Usually, the vocal needs to be quieter than you first think. That’s normal in jungle. The drums and bass are still the engine. If the vocal is too wide, too loud, or too bright, it can weaken the center of the mix. Keeping the main vocal centered is often the safest choice, especially if it carries the main phrase. A solid mono center usually translates better on club systems too.

Now let the vocal evolve with automation. In the intro, you can automate a filter so it starts thinner and opens as the drop arrives. You can bring in a little more delay on the last word of a phrase, then pull it back. You can reduce reverb in the main drop so the vocal stays punchy. You can even dip the volume briefly after a vocal hit so the snare lands clean.

The key here is restraint. Don’t automate everything at once. A couple of well-placed moves are much better than overcooking the whole thing. In jungle and ragga DnB, tension and release matter. The vocal should move, but it should still feel like it’s landing with the drums, not floating away from them.

If you’ve got a chopped pattern that feels good and you keep getting lost in the processing, commit it to audio. Resample it, freeze it, bounce it, and work with the printed version. That’s a smart move. It lets you focus on arrangement instead of endless sound-design tweaking. And in this style, fast commitment often wins. If the groove is there, lock it in and move on.

A useful beginner habit is to version your work in stages: raw chop, rhythm locked, dry mix, effect version, printed version. That way you don’t lose the best take while chasing a more finished sound.

Also, keep an ear on the last word of each phrase. That’s where the section’s shape often gets felt the most. If that final syllable drags over the next bar, tighten the cut or clean up the delay throw. Small edit, big difference.

Here’s a really important listening check: mute the bass first and listen to the vocal against the break alone. If it already sounds crowded before the bass even enters, it’s not ready yet. Fix the rhythm before you keep polishing the tone. In this style, timing beats tone. A rough vocal that lands well is more valuable than a beautifully processed vocal that lands awkwardly.

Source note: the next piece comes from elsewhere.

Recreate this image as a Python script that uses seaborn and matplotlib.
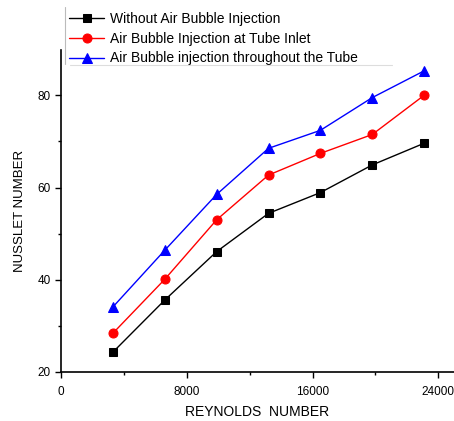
import numpy as np
import pandas as pd
import matplotlib
matplotlib.use("Agg")
import matplotlib.pyplot as plt
import seaborn as sns
from matplotlib.ticker import MultipleLocator
from matplotlib.lines import Line2D

reynolds = [3300, 6600, 9900, 13200, 16500, 19800, 23100]
nu_without = [24.3, 35.6, 46.1, 54.4, 58.9, 64.9, 69.6]
nu_inlet = [28.4, 40.1, 53.0, 62.7, 67.4, 71.5, 80.0]
nu_throughout = [34.1, 46.4, 58.5, 68.5, 72.4, 79.5, 85.3]

series = ["Without Air Bubble Injection",
          "Air Bubble Injection at Tube Inlet",
          "Air Bubble injection throughout the Tube"]
colors = ["black", "#ff0000", "#0000ff"]
markers = ["s", "o", "^"]
msizes = [5.5, 6.5, 7]

df = pd.DataFrame({
    "Re": reynolds * 3,
    "Nu": nu_without + nu_inlet + nu_throughout,
    "case": sum([[s] * len(reynolds) for s in series], []),
})

sns.set_style("ticks")
plt.rcParams["font.family"] = ["Liberation Sans", "DejaVu Sans"]
plt.rcParams["text.color"] = "black"
plt.rcParams["axes.labelcolor"] = "black"
plt.rcParams["xtick.color"] = "black"
plt.rcParams["ytick.color"] = "black"
plt.rcParams["axes.edgecolor"] = "black"

fig = plt.figure(figsize=(4.54, 4.21), dpi=100)
ax = fig.add_axes([0.1344, 0.1164, 0.8656, 0.7646])

for s, c, m, ms in zip(series, colors, markers, msizes):
    sub = df[df["case"] == s]
    sns.lineplot(data=sub, x="Re", y="Nu", ax=ax, color=c, marker=m,
                 markersize=ms, markeredgecolor=c, linewidth=1.0, label=s)

ax.set_xlim(0, 25000)
ax.set_ylim(20, 89.8)
ax.xaxis.set_major_locator(MultipleLocator(8000))
ax.xaxis.set_minor_locator(MultipleLocator(4000))
ax.yaxis.set_major_locator(MultipleLocator(20))
ax.yaxis.set_minor_locator(MultipleLocator(10))
ax.tick_params(which="major", length=4, width=1, labelsize=8.5, direction="out")
ax.tick_params(axis="x", which="major", pad=6)
ax.tick_params(which="minor", length=2.5, width=1, direction="out")
for side in ["top", "right"]:
    ax.spines[side].set_visible(False)
ax.spines["left"].set_linewidth(1.2)
ax.spines["bottom"].set_linewidth(1.2)

ax.set_xlabel("REYNOLDS  NUMBER", fontsize=10, labelpad=5)
ax.set_ylabel("NUSSLET NUMBER", fontsize=9.5, labelpad=8)

leg = ax.legend(loc="upper left", bbox_to_anchor=(0.0, 1.145), frameon=False,
                fontsize=10, handlelength=2.5, handletextpad=0.45,
                labelspacing=0.42, borderaxespad=0.2)

# thin legend border lines (left and bottom) as in the original
fig.add_artist(Line2D([65 / 454, 65 / 454], [1 - 7 / 421, 1 - 64 / 421],
                      color="#bbbbbb", linewidth=0.8))
fig.add_artist(Line2D([70 / 454, 392 / 454], [1 - 65 / 421, 1 - 65 / 421],
                      color="#dddddd", linewidth=0.8))

fig.savefig("out.png", dpi=100)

Let’s talk about common mistakes quickly. Don’t make the vocal too long. Don’t place it directly on top of the snare. Don’t over-widen the main layer. Don’t drown it in reverb. Don’t ignore low-mid buildup around the muddy zone. And don’t judge it only in solo. The full track is where it either works or falls apart.

If you want a darker, heavier result, treat the vocal like percussion first. Keep the main layer dry and aggressive. Use filtered repeats instead of constant volume. Resample a nasty pass and blend it quietly underneath. And protect mono compatibility early, because that center image is doing a lot of the heavy lifting.

For arrangement, think like a DJ. A short tease in the intro works well. A clearer phrase at the first drop gives the tune identity. Then pull it back in the middle, or leave a bar of silence before the switch. In the second drop, change one thing so it feels evolved, not just repeated. Shorten the gaps, add a darker layer, or cut one word entirely. That keeps the hook familiar while making the drop feel bigger.

If you want a very DJ-friendly move, drop the vocal out for one full bar before the switch. That little hole creates tension and gives the next section more impact. Simple, but powerful.

So the big idea is this: keep ragga vocals short, rhythmic, and purposeful. Shape them to work with the break, not over it. Use EQ Eight, Saturator, Compressor, Echo, and Auto Filter to make the vocal gritty, controlled, and mix-ready. Check everything in context with drums and bass. Protect the snare, the sub, and the mono center. And aim for a vocal that feels like part of the jungle machine.

Your practice move today is to build a 4-bar ragga vocal hook that sits cleanly over a jungle break without masking the snare. Make one version that feels direct and rhythm-first, and one version that feels darker and more atmospheric. Keep the main phrase recognizable in both. Use only stock Ableton devices. Keep the main vocal centered. Let the drums stay in charge.

Take that challenge, and trust your ears. If the groove feels strong, you’re on the right path. That’s the sound of oldskool DnB energy done properly.